Most of us deal with companies and businesses within a few miles of where we live, especially with the current state of the economy. It’s cheaper to shop local.
Just building a website is not enough anymore to succeed online. It is now crucial for any business hoping to expand their reach to have a high Internet presence that is aimed at targeting their local customers.
Effective Local Online Advertising involves a professionally built website, a Local Search Engine Marketing Campaign, and someone that can manage both of these efforts. Below is an interesting article on internet Ad Spending from SMBs by Melinda Gipson from Burrell Associates.
“In the last three years, Internet spending by SMBs has nearly tripled from 4 percent of sales to 11 percent. So says the latest Borrell Associates report “Main Street Goes Interactive.” But, while the collective heft of such businesses, numbering more than 14.6 million in the U.S., has tantalized numerous locally-targeted Internet marketing services who are deluging them with offers, Borrell warns, “the SMBs in any market are less like a two-ton gorilla and more like 1,000 four-pound monkeys – difficult to chase down and impossible to corral.”

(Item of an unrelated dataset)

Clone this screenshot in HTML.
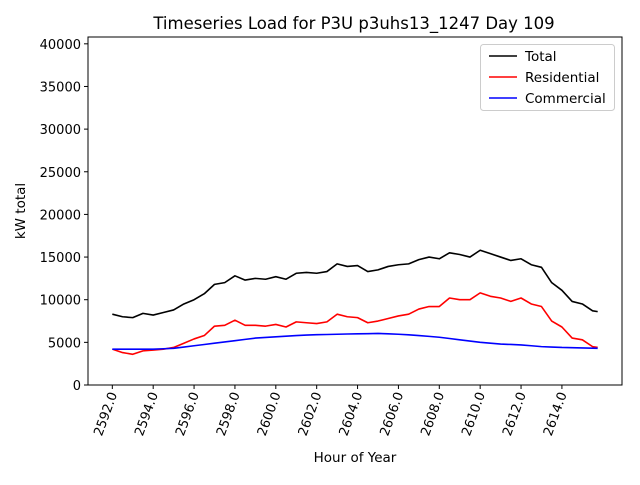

The good news: such offers have this market’s attention. The bad news, they’re much less receptive to buying banner advertising (now 54 percent of their Internet spend, but declining in share), and more amenable to search engine advertising, online directory listings and streaming video. Rather than spend more on what publishers might define as advertising, they’re upping their budgets on site design, search engine optimization and customer databases.
By the numbers, in 2008 SMBs:
• Were responsible for $6.9 billion in locally-generated, locally targeted Internet advertising – more than half the U.S. total;
• Smaller merchants spent less than $300/ea on Web site support, but this expenditure will triple again in just a few years, Borrell predicts.

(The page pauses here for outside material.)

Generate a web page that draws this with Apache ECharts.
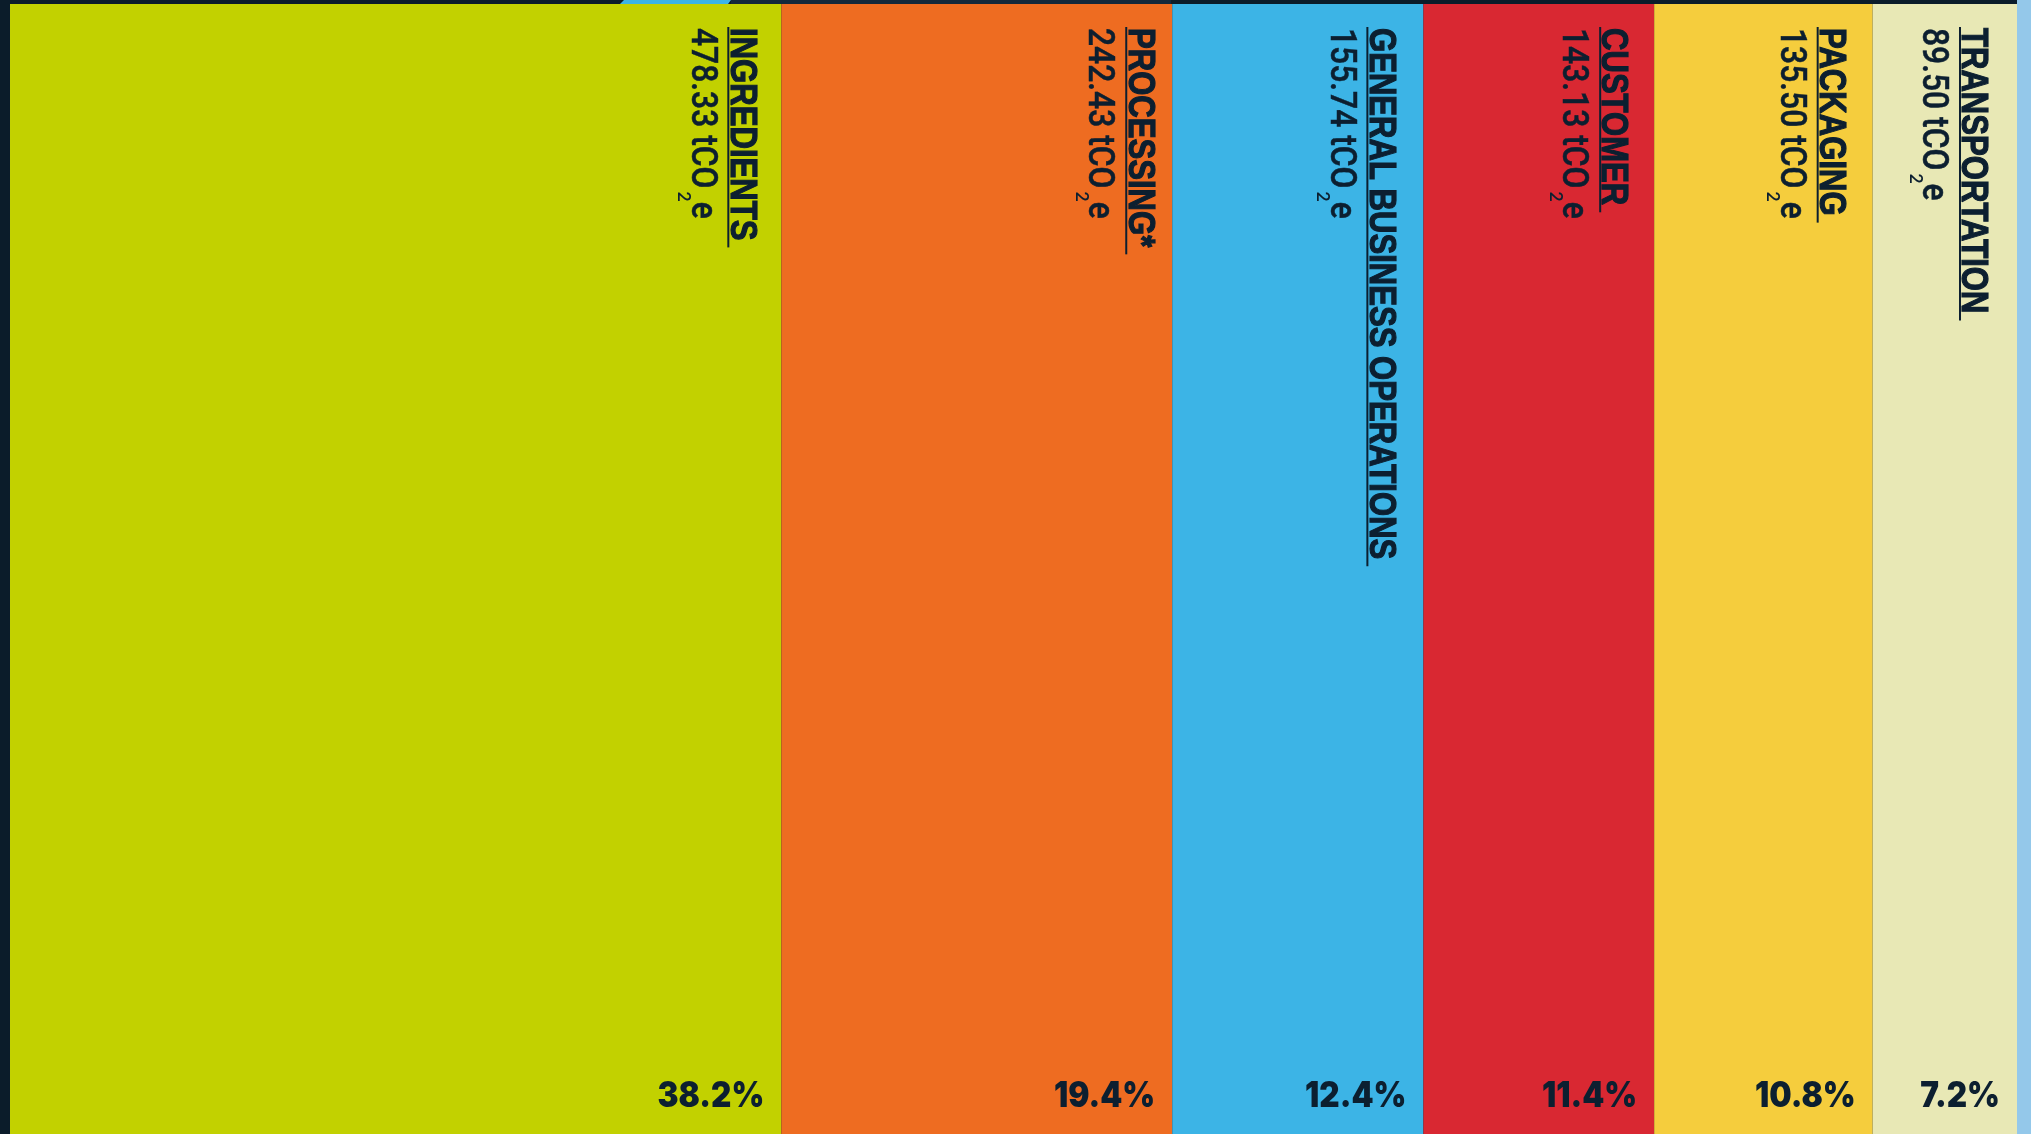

“SMBs are collectively poised to plow billions of dollars into their own Web sites,” but they appear to be extremely results oriented and have grown leery of Internet products that are “oversold and under-perform.”
The report is chock-full of insights on what kinds of SMBs are spending more online than their peers, by category of business (hint: general merchandise stores, auto marketing and Real Estate Services together account for 70 percent of all local online ad spending.) Pure-plays like Yahoo and Google control almost half of all local interactive ad spending by SMBs, irrespective of their size. Newspaper-owned interactive units follow in rank with a 28 percent share. In 2004, newspapers’ share was 50 percent and portals hovered around 20 percent, so these marketers’ roles are nearly reversed, even as the competition for attention heats up.
As Borrell puts it, “All in all, our interactive Main Street may look quiet, but when it comes to local interactive ad spending, it’s where the action is.”